5. "Kvæstor (iimcl. Where Greyhounds Dare) (7:09) is a hard driven' instrumental that opens with an robotic/industrial sound before a barrage of drums enters and fills the waves. Droning organ and Southern Rock (à la THE ALLMAN BROTHERS) riffing guitars join in and then the guitar soloing goes [&*!#] crazy! shredding at searing speeds, at times in tandem with another guitar (or echoe/delayed) or keyboard. At the four minute mark the continuously traveling drums are left virtually alone save for screeching pitch bending of strings (violin or saw?). The song eventually kicks back into its original Allman Brothers riff until the band gets stuck, like a robot on repeat, to fade. Awesome song! (9/10)

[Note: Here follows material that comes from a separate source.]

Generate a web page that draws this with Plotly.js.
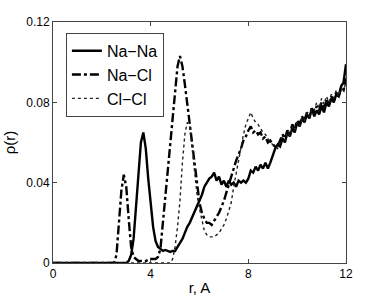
<!DOCTYPE html>
<html><head><meta charset="utf-8">
<script src="https://cdn.plot.ly/plotly-3.0.1.min.js"></script>
<style>html,body{margin:0;padding:0;background:#fff}#c{width:382px;height:300px}</style>
</head><body><div id="c"></div>
<script>
// Na–Na radial distribution
const rNaNa = [0,3.0,3.1,3.2,3.3,3.4,3.5,3.6,3.7,3.8,3.9,4.0,4.1,4.2,4.3,4.4,4.5,4.6,4.7,4.8,4.9,5.0,5.1,5.2,5.3,5.4,5.5,5.6,5.7,5.8,5.9,6.0,6.1,6.2,6.3,6.4,6.5,6.6,6.7,6.8,6.9,7.0,7.1,7.2,7.3,7.4,7.5,7.6,7.7,7.8,7.9,8.0,8.1,8.2,8.3,8.4,8.5,8.6,8.7,8.8,8.9,9.0,9.1,9.2,9.3,9.4,9.5,9.6,9.7,9.8,9.9,10.0,10.1,10.2,10.3,10.4,10.5,10.6,10.7,10.8,10.9,11.0,11.1,11.2,11.3,11.4,11.5,11.6,11.7,11.8,11.9,12.0];
const naNa = [0,0,0.001,0.004,0.012,0.027,0.045,0.060,0.065,0.057,0.042,0.028,0.018,0.011,0.008,0.007,0.006,0.0065,0.006,0.0055,0.006,0.006,0.008,0.010,0.012,0.015,0.018,0.020,0.023,0.026,0.028,0.031,0.034,0.038,0.040,0.042,0.043,0.045,0.041,0.043,0.039,0.041,0.038,0.041,0.039,0.040,0.038,0.041,0.040,0.041,0.040,0.042,0.046,0.045,0.048,0.046,0.049,0.047,0.050,0.047,0.050,0.054,0.057,0.059,0.058,0.062,0.060,0.065,0.063,0.067,0.065,0.070,0.068,0.072,0.070,0.074,0.072,0.077,0.073,0.076,0.074,0.078,0.075,0.080,0.078,0.082,0.080,0.084,0.083,0.088,0.090,0.099];
// Na–Cl
const rNaCl = [0,2.5,2.6,2.7,2.8,2.9,3.0,3.1,3.2,3.3,3.4,3.5,3.6,3.7,3.8,3.9,4.0,4.1,4.2,4.3,4.4,4.5,4.6,4.7,4.8,4.9,5.0,5.1,5.2,5.3,5.4,5.5,5.6,5.7,5.8,5.9,6.0,6.1,6.2,6.3,6.4,6.5,6.6,6.7,6.8,6.9,7.0,7.1,7.2,7.3,7.4,7.5,7.6,7.7,7.8,7.9,8.0,8.1,8.2,8.3,8.4,8.5,8.6,8.7,8.8,8.9,9.0,9.1,9.2,9.3,9.4,9.5,9.6,9.7,9.8,9.9,10.0,10.1,10.2,10.3,10.4,10.5,10.6,10.7,10.8,10.9,11.0,11.1,11.2,11.3,11.4,11.5,11.6,11.7,11.8,11.9,12.0];
const naCl = [0,0,0.004,0.018,0.036,0.044,0.038,0.022,0.008,0.003,0.002,0.001,0.001,0.0008,0.001,0.0015,0.002,0.002,0.002,0.003,0.007,0.020,0.033,0.043,0.056,0.070,0.085,0.098,0.103,0.098,0.089,0.079,0.069,0.058,0.048,0.038,0.030,0.025,0.022,0.020,0.020,0.019,0.021,0.023,0.025,0.028,0.031,0.035,0.039,0.044,0.048,0.051,0.054,0.057,0.061,0.063,0.066,0.068,0.065,0.066,0.064,0.065,0.062,0.063,0.060,0.061,0.059,0.058,0.058,0.061,0.064,0.062,0.066,0.064,0.069,0.067,0.071,0.069,0.073,0.071,0.075,0.073,0.077,0.075,0.078,0.076,0.080,0.077,0.081,0.079,0.083,0.081,0.085,0.083,0.087,0.086,0.092];
// Cl–Cl
const rClCl = [0,4.8,4.9,5.0,5.1,5.2,5.3,5.4,5.5,5.6,5.7,5.8,5.9,6.0,6.1,6.2,6.3,6.4,6.5,6.6,6.7,6.8,6.9,7.0,7.1,7.2,7.3,7.4,7.5,7.6,7.7,7.8,7.9,8.0,8.1,8.2,8.3,8.4,8.5,8.6,8.7,8.8,8.9,9.0,9.1,9.2,9.3,9.4,9.5,9.6,9.7,9.8,9.9,10.0,10.1,10.2,10.3,10.4,10.5,10.6,10.7,10.8,10.9,11.0,11.1,11.2,11.3,11.4,11.5,11.6,11.7,11.8,11.9,12.0];
const clCl = [0,0,0.002,0.008,0.018,0.031,0.050,0.064,0.070,0.068,0.057,0.044,0.034,0.027,0.021,0.016,0.014,0.013,0.013,0.013,0.014,0.015,0.017,0.019,0.022,0.026,0.030,0.038,0.045,0.052,0.058,0.064,0.069,0.072,0.075,0.072,0.070,0.069,0.067,0.065,0.064,0.062,0.060,0.059,0.058,0.057,0.060,0.063,0.061,0.065,0.063,0.068,0.066,0.070,0.068,0.072,0.071,0.075,0.073,0.077,0.076,0.080,0.077,0.082,0.079,0.083,0.080,0.084,0.082,0.086,0.083,0.087,0.086,0.090];

const xTicks = [0,4,8,12];
const yTicks = [0,0.04,0.08,0.12];
const yTickText = ['0','0.04','0.08','0.12'];
const names = ['Na\u2212Na','Na\u2212Cl','Cl\u2212Cl'];

const traces = [
  {x:rNaNa, y:naNa, name:names[0], mode:'lines', line:{color:'#000', width:2.4, dash:'solid'}},
  {x:rNaCl, y:naCl, name:names[1], mode:'lines', line:{color:'#000', width:2.4, dash:'dashdot'}},
  {x:rClCl, y:clCl, name:names[2], mode:'lines', line:{color:'#222', width:1.4, dash:'dot'}}
];
const axisCommon = {showgrid:false, zeroline:false, showline:true, mirror:'ticks', linecolor:'#444', linewidth:1,
  ticks:'inside', ticklen:4, tickcolor:'#444', tickfont:{family:'Liberation Sans, Arial', size:12, color:'#000'}};
const layout = {
  width:382, height:300, paper_bgcolor:'#fff', plot_bgcolor:'#fff',
  margin:{l:53, r:36, t:22, b:37},
  xaxis:Object.assign({}, axisCommon, {range:[0,12], tickvals:xTicks, ticktext:xTicks.map(String),
    title:{text:'r, A', font:{family:'Liberation Sans, Arial', size:15, color:'#000'}, standoff:2}}),
  yaxis:Object.assign({}, axisCommon, {range:[0,0.12], tickvals:yTicks, ticktext:yTickText,
    title:{text:'\u03c1(r)', font:{family:'Liberation Sans, Arial', size:15, color:'#000'}, standoff:6}}),
  showlegend:true,
  legend:{x:0.044, y:0.955, xanchor:'left', yanchor:'top', bgcolor:'#fff', bordercolor:'#444', borderwidth:1,
    font:{family:'Liberation Sans, Arial', size:16, color:'#000'}, tracegroupgap:0, itemwidth:30},
  font:{family:'Liberation Sans, Arial', color:'#000'}
};
Plotly.newPlot('c', traces, layout, {staticPlot:true, displayModeBar:false});
</script></body></html>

6. "Hell, parts 4-6: Traitor/The Tapestry/Swiss Cheese Mountain" (12:21) opens with some wonderful mellotron intro before giving way to some equally awesome guitar picking. The gentle vocal stylings (layered two or three times) from "Ghost" return. Some great chord progressions and key changes lead into an heavier electric guitar strum bridge to instrumental guitar jam section--two electric guitars taking turns and/or playing with and over each other. Then, around 4:25 things quiet down, mellotron and organ and saw playing along with softly picking acoustic guitars. The song begins to climb out of the delicate mellow section around 7:05 and finally returns to the beginning section at 7:45. At 8:09 full power is unleashed with a turgid interplay of multiple guitars (electric and acoustic) and mellotron--which plays out to the end. Prog heaven! (10/10)

7. "Entropy" (7:23) opens like a CROSBY, STILLS, NASH & YOUNG song ("Déjà Vu") before CSN & Y-like vocal harmonies join in. Gorgeous! Beautiful electric guitar slides around along with the vocals, though more in the background. Amazing song. Stunningly beautiful. Makes me miss the 70s. And Yoshimi. (10/10)

8. "The Magic & The Wonder (A Love Theme)" (4:41) opens with an awesome guitar, bass, and drum combination. Second guitar and keys come in to fill the song's palette, setting it up for wonderful vocals--psychedelia from the realm of three- and four-part harmony. Wonderful exchange of guitar soli by the two leads in the third minute! Just enough unexpected twists and turns throughout to make this one fresh and fantastic! (10/10)

9. "Hell, part 7: Victim of Rock" (7:36) The hard driving music I became so familiar with on Death-Defying Unicorn, coupled with an awesome psychotic encounter with a pitch modulator in the middle, and some great BUDDY GUY-like guitar shredding, makes this an incredible high energy finale. (9/10)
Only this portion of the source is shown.